• [Recorded information]:
####################

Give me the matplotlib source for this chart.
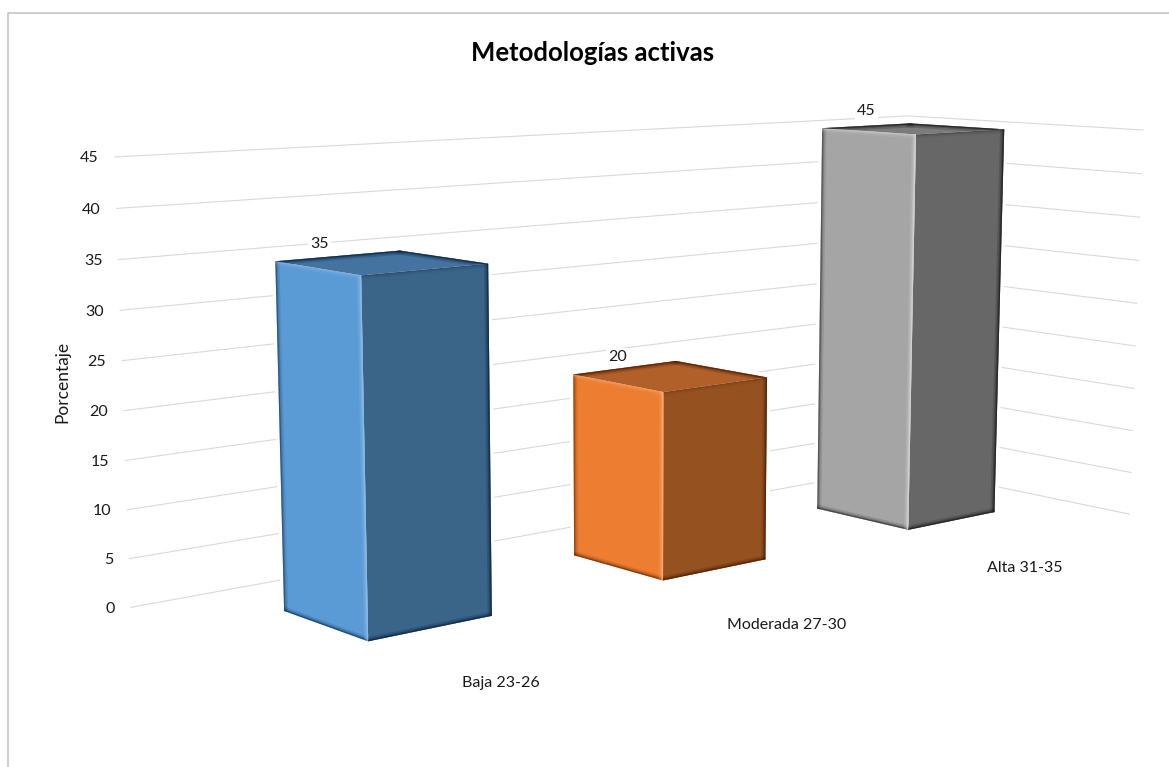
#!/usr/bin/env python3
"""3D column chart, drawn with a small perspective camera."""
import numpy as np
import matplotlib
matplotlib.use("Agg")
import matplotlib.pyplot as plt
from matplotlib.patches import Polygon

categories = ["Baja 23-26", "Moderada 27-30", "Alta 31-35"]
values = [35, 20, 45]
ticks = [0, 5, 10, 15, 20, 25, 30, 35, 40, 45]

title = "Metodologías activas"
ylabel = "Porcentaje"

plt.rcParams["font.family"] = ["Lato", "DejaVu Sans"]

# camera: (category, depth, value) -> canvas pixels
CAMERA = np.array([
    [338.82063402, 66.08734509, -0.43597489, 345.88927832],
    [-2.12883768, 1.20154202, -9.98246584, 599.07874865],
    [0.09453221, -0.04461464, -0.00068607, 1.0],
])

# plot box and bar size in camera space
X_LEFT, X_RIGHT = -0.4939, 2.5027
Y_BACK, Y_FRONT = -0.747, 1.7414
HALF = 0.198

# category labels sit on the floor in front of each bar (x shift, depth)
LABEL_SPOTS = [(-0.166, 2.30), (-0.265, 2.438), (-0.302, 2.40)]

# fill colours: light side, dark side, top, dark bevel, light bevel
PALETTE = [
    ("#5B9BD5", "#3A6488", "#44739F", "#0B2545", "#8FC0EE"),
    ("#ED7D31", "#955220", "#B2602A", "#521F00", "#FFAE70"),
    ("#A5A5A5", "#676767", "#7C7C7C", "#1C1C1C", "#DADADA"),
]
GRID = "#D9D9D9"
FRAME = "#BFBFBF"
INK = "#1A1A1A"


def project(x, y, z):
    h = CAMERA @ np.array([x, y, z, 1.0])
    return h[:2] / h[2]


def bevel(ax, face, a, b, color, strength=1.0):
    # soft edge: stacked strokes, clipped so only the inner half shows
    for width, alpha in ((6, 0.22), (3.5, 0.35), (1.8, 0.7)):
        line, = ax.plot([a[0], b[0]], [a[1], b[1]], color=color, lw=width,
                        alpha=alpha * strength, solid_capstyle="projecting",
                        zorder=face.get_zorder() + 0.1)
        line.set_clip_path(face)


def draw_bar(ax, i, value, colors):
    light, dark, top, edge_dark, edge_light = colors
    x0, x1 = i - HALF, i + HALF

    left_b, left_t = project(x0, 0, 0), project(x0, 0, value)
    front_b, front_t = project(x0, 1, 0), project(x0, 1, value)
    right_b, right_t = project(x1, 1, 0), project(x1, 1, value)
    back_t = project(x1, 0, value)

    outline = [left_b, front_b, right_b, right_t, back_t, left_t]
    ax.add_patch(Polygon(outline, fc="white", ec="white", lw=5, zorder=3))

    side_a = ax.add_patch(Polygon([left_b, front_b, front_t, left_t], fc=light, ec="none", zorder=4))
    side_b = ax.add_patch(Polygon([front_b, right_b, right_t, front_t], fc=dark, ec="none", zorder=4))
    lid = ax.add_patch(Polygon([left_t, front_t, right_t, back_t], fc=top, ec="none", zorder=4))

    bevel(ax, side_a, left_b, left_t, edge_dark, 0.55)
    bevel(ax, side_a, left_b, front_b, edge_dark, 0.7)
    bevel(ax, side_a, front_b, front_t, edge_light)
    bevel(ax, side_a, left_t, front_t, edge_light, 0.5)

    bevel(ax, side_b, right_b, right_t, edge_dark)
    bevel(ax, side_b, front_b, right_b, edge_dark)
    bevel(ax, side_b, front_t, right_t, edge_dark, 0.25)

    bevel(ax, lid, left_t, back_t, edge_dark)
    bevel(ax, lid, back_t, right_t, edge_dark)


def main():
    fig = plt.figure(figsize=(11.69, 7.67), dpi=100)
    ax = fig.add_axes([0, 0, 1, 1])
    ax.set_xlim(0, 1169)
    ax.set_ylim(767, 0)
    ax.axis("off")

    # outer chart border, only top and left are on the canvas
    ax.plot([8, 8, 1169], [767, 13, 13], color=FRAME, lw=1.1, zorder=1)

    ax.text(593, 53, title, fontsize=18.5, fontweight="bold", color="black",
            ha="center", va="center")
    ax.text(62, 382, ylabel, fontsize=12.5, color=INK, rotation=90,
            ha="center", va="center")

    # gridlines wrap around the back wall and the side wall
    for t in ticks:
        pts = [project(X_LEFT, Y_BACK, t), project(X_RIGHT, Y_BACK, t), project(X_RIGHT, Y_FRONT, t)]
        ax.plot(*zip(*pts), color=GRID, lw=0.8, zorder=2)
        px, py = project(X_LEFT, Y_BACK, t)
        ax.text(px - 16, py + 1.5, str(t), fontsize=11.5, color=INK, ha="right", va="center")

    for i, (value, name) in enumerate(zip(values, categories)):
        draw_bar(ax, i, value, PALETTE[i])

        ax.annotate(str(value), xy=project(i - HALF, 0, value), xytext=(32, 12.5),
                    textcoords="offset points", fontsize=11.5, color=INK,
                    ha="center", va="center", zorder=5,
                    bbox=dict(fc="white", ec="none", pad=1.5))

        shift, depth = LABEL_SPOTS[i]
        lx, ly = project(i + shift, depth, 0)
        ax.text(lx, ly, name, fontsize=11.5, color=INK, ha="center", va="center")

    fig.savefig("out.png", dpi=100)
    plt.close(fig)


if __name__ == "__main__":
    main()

####################

Repeat the lines above, starting at the first and stopping after the line that holds "LABEL_SPOTS = [(-0.166, 2.30), (-0.265, 2.438), (-0.302, 2.40)]", with the pictures left out.

Give me the matplotlib source for this chart.
#!/usr/bin/env python3
"""3D column chart, drawn with a small perspective camera."""
import numpy as np
import matplotlib
matplotlib.use("Agg")
import matplotlib.pyplot as plt
from matplotlib.patches import Polygon

categories = ["Baja 23-26", "Moderada 27-30", "Alta 31-35"]
values = [35, 20, 45]
ticks = [0, 5, 10, 15, 20, 25, 30, 35, 40, 45]

title = "Metodologías activas"
ylabel = "Porcentaje"

plt.rcParams["font.family"] = ["Lato", "DejaVu Sans"]

# camera: (category, depth, value) -> canvas pixels
CAMERA = np.array([
    [338.82063402, 66.08734509, -0.43597489, 345.88927832],
    [-2.12883768, 1.20154202, -9.98246584, 599.07874865],
    [0.09453221, -0.04461464, -0.00068607, 1.0],
])

# plot box and bar size in camera space
X_LEFT, X_RIGHT = -0.4939, 2.5027
Y_BACK, Y_FRONT = -0.747, 1.7414
HALF = 0.198

# category labels sit on the floor in front of each bar (x shift, depth)
LABEL_SPOTS = [(-0.166, 2.30), (-0.265, 2.438), (-0.302, 2.40)]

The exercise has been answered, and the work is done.